Camila de Almeida IMPOSTO DA EDUCAÇÃO Governador do Ceará, Camilo Santana consegue incentivar prefeitos a investir em educação com bônus no ICMS. (Crédito:Camila de Almeida)

O secretário da Fazenda do Estado de São Paulo, Henrique Meirelles, estima que a queda de arrecadação paulista gire em torno de R$ 1,1 bilhão, cifra inferior à estimada pela CNM, mas, segundo o secretário, é igualmente danosa. “É uma proposta que tira arrecadação dos estados apenas para financiar a máquina pública federal em ano eleitoral”, disse.

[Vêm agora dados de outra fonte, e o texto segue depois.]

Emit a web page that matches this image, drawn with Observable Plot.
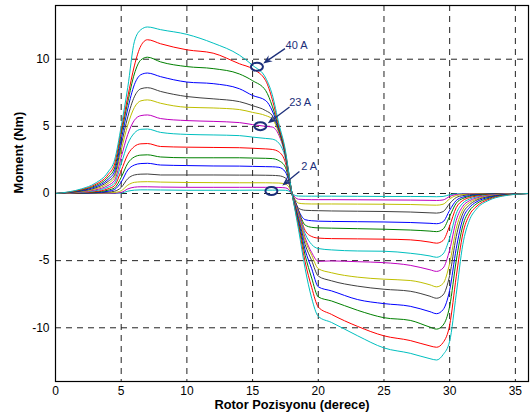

CAMINHOS Para compensar essa perda, o tributarista Emanuel Salazar, que foi secretário da Fazenda do Rio Grande do Sul nos anos 1990, entende que os governadores podem começar a pensar em alternativas locais. Todas amargas: mais impostos. “Pode ocorrer a criação de novos impostos, o que, para o contribuinte, acaba por esterilizar os efeitos da reforma”, disse. Por determinação constitucional, uma parte dos recursos repassados via FPE e FPM precisa ser investido em educação, saúde e segurança pública o que, para Salazar, tira recursos diretos da ponta. Para contornar a situação, uma solução seria seguir o exemplo do Ceará, governado por Camilo Santana, que usa a distribuição do ICMS aos municípios vinculados ao bom desempenho da educação local. Outros oito estados estão em fase de discussão, aprovação ou implementação de medidas similares.

E se o cenário já era desfavorável para prefeitos e governadores, o Senado tratou de deixar tudo mais complicado ao resgatar a PEC 110, texto que trata da unificação de impostos. O senador Roberto Rocha (PSDB-MA), que é relator da proposta, já disse que levará seu relatório para o plenário no início deste mês. Em vias gerais, a proposta unifica todos os impostos federais como PIS e Cofins na Contribuição sobre Bens e Serviços (CBS) e os municipais e estaduais ficariam dentro do Imposto sobre Bens e Consumo (IBS). Em nota, a Frente Nacional dos Prefeitos (FNP) informa que a medida, como está posta, distorce a relação entre municípios de tamanhos diferentes e fere a autonomia dos estados e municípios, determinados na Constituição. Um argumento frágil, já que uma PEC existe para mudar a Constituição. Ao desenrolar o emaranhado tributário, os poderes executivo e legislativo tentam ser os heróis que vão tirar a corda do pescoço dos empresários, mas também poderão ser os algozes que enforcarão os gestores públicos.